Ellen Hawley is Curator for the Hazardous Beauty exhibit and its corresponding events. Shari Michael and Lillian Lum are assistant curators for the exhibit. The Flinn Gallery is a non-profit, education-oriented exhibition space that presents six exhibitions a year from September through June. The Gallery attracts close to 10,000 visitors annually. Art commissions help support the community programs of the Friends of Greenwich Library.
All are free and open to the public.
Thursday, March 15, 6-8 pm
Hazardous Beauty Opening Reception, 2nd Floor, Flinn Gallery, Greenwich Library
Saturday, March 17, 2-3 pm
Artists Talk – Alejandro Durán and Willie Cole, 2nd Floor, Flinn Gallery, Greenwich Library
Friday, March 23, 6-7:45 pm Art Lounge in the Flinn Gallery welcomes the public to the gallery on Friday, March 23 from 6 to 7:45 pm immediately preceding the Friends Friday Film screening A Plastic Ocean.
Friday, March 23, 7:45-9:30 pm
Friends Friday Film A Plastic Ocean (2016) documentary
Cole Auditorium, Greenwich Library. The film’s crew traveled to 20 worldwide locations over four years.
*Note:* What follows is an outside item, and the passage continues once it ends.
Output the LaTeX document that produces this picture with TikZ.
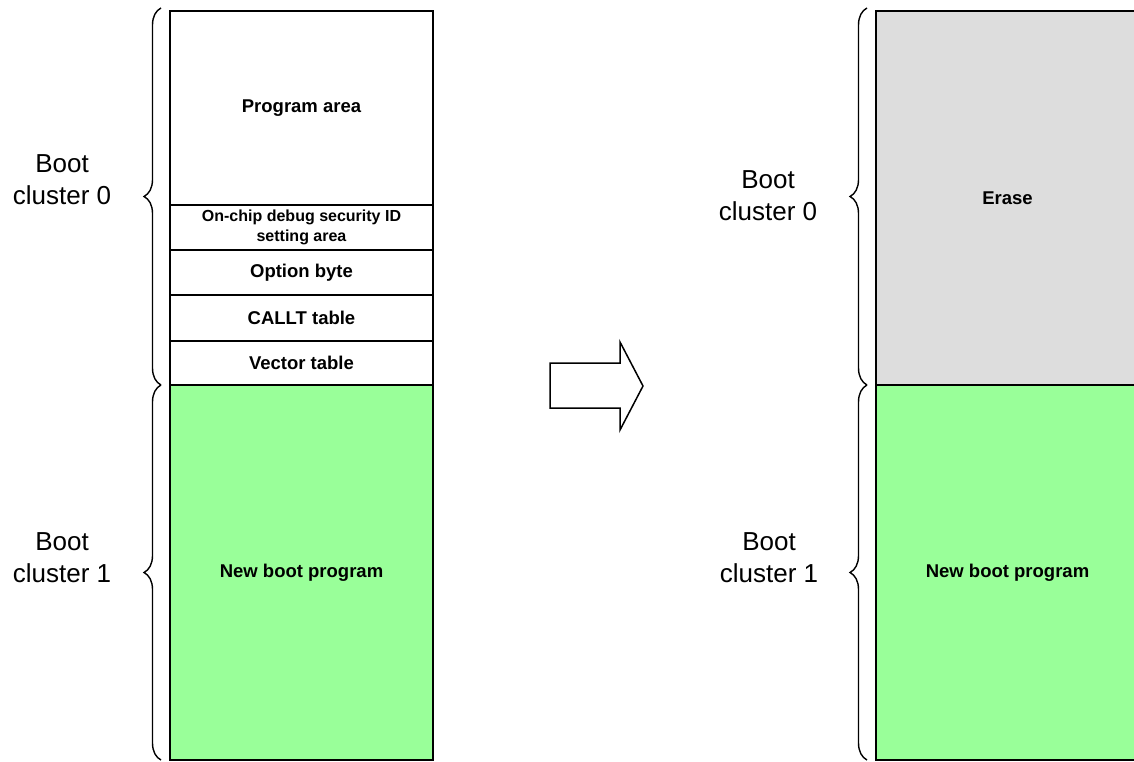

Saturday, April 7, 2:30 pm Community Reception 3:00 – 4:30 pm; Panel Discussion “Plastic & Microplastics in our L.I. Sound” Cole Auditorium, Greenwich Library, program will include a Q&A
Ms. Denise Savageau, Moderator and Director of Greenwich Conservation Commission
Ms. Jordan Christensen, NY Program Coord. with Citizens Campaign for the Environment
Mr. Patrick Comins – Executive Director for the CT Audubon Society
Ms. Judy Preston – Educator and outreach for LISS at the UCONN Sea Grant
Mr. Ed Stilwagen – Owner and operator of Atlantic Clam Farms
Dr. Evan Ward – Professor at Department of Marine Sciences, UCONN
Flinn Gallery is located on the second floor of the Greenwich Library, 101 West Putnam Avenue, Greenwich CT. The gallery is sponsored by the Friends of the Greenwich Library and is open daily Monday to Saturday 10:00am-5:00pm, Thursday until 8:00pm, and Sunday 1:00-5:00pm. All works are for sale.